January 24, 2014

916 words 5 mins read

The Raft Protocol: A Better Paxos?

Among the many compelling talks that attendees come to expect every year at the Strange Loop conference was a session given by Ben Johnson that provided an overview of a new distributed consensus protocol originating from research at Stanford University, named Raft.

What is distributed consensus?

Distributed consensus can be described as the act of reaching agreement among a collection of machines cooperating to solve a problem. With the rise of open source distributed computing and storage platforms, consensus algorithms have become essential tools for replication, and thus, serve to enhance resiliency by eliminating single points of failure.

Examples of distributed consensus in action can often be elusive because such protocols are ordinarily buried inside core systems, and consequently, are largely invisible to application developers. For example, a relational database in a clustered configuration would typically employ a consensus algorithm to coordinate commits with other replicas. And similarly, Apache ZooKeeper, a popular distributed synchronization service used in projects such as HBase and Solr, utilizes a consensus protocol to achieve fault-tolerance by replicating its configuration repository across many servers.

Raft is about understandability and practicality

The current Raft paper argues that while Paxos has historically dominated both academic and commercial discourse with respect to distributed consensus, the protocol itself is too complicated to reason about and that a more understandable algorithm was needed, not only for educational purposes, but also to serve as a foundation for building practical systems.

An obvious question instinctively arises for the inquisitive reader: what makes Raft better than Paxos? Having personally implemented a replicated log using the Paxos algorithm, there was a natural curiosity in understanding how Raft approached the problem of solving consensus. It is worth noting, however, that comparing Raft and Paxos can be a bit misleading. Even though both address the fundamental problem of reaching consensus among a network of connected machines, Paxos is more academic in nature and primarily concerned with the mechanics of consensus, whereas Raft is oriented around the practical challenges of implementing a replicated log.

Paxos is about theory

The seminal work done by Leslie Lamport in 1989 with the design of the Paxos protocol was an important step forward in establishing a theoretical foundation for achieving consensus in asynchronous distributed systems. His contributions were largely academic and centered around reaching agreement on a single value, thus relying on software engineers to translate these ideas into practical solutions, such as replicated databases, which must decide on many values. However, the actual requirements necessary to build a real system, including areas such as leader election, failure detection, and log management, are not present in the Paxos specification, yet add a degree of complexity that almost always significantly alters the original protocol. This is precisely where the Raft designers correctly argue that the absence of specificity leads to great difficulty in applying Paxos to real world problems. A subsequent paper by Lamport in 2001 does an excellent job of making the original protocol accessible to practitioners, and to some degree, proposes techniques for designing a replicated log, but it stops short of being prescriptive in the way that Raft does.

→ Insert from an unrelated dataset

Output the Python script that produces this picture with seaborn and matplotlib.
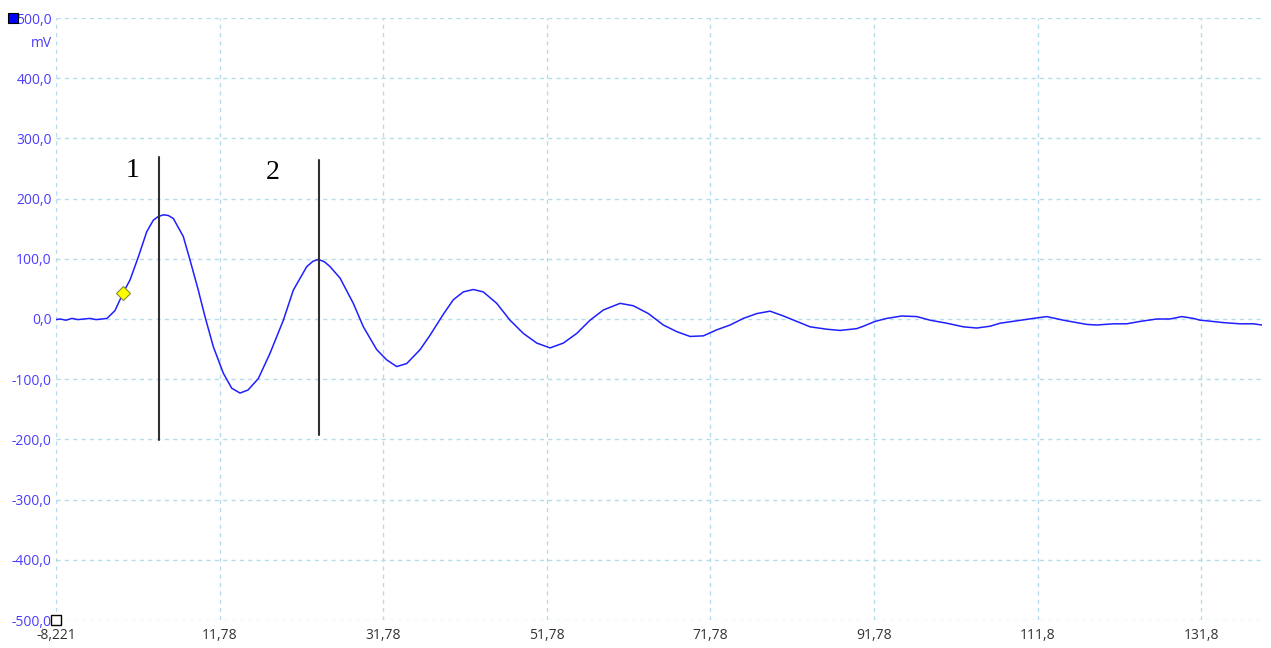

You say tomāto, I say tomäto

Raft is unique in many ways compared to typical Paxos implementations, but despite those differences, both are grounded in a similar set of core principles. For example, Raft requires leader election to occur strictly before any new values can be appended to the log, whereas a Paxos implementation would make the election process an implicit outcome of reaching agreement. The Raft designers claim that doing so has the consequence of simplifying log management, particularly with respect to edge cases in which a succession of leadership changes can result in log discrepancies, but the tradeoff is that leader election in Raft is more complicated than its counterpart in Paxos.

What both protocols acknowledge, though, is that leader election is imperative if systems want to ensure progress. The notion of progress simply means that a system eventually does something useful. An important discovery in 1985, called the FLP Impossibility Result, proved that consensus was impossible in asynchronous distributed systems with the presence of only one faulty process. The practical implication follows: a system that cannot reach consensus is a system that cannot make progress. To be clear, the finding did not state that consensus was unreachable, just that some executions cannot reach consensus in bounded time. As a consequence, leader election, combined with timeouts, is often used as a technique for eliminating a class of conditions under which reaching agreement could take an arbitrarily long period of time. Interestingly, the Paxos algorithm as originally described by Lamport, makes no guarantees about progress, so implementations are compelled to incorporate timeouts as a compensatory measure. Raft, on the other hand, is prescriptive about the use of timeouts.

Raft wins on accessibility

One especially interesting component of the Raft specification is the mechanism for coordinating changes to cluster membership. The protocol employs a novel approach in which joint consensus is reached using two overlapping majorities, i.e. quorums defined by both the old and new cluster configuration, thereby supporting dynamic elasticity without disruption to operations.

The emergence of Raft has clearly seen a positive embrace by the software development community as evidenced by nearly 40 open source implementations in a variety of different languages. Even though Paxos is beautifully elegant in describing the essence of distributed consensus, the absence of a comprehensive and prescriptive specification has rendered it inaccessible and notoriously difficult to implement in practical systems.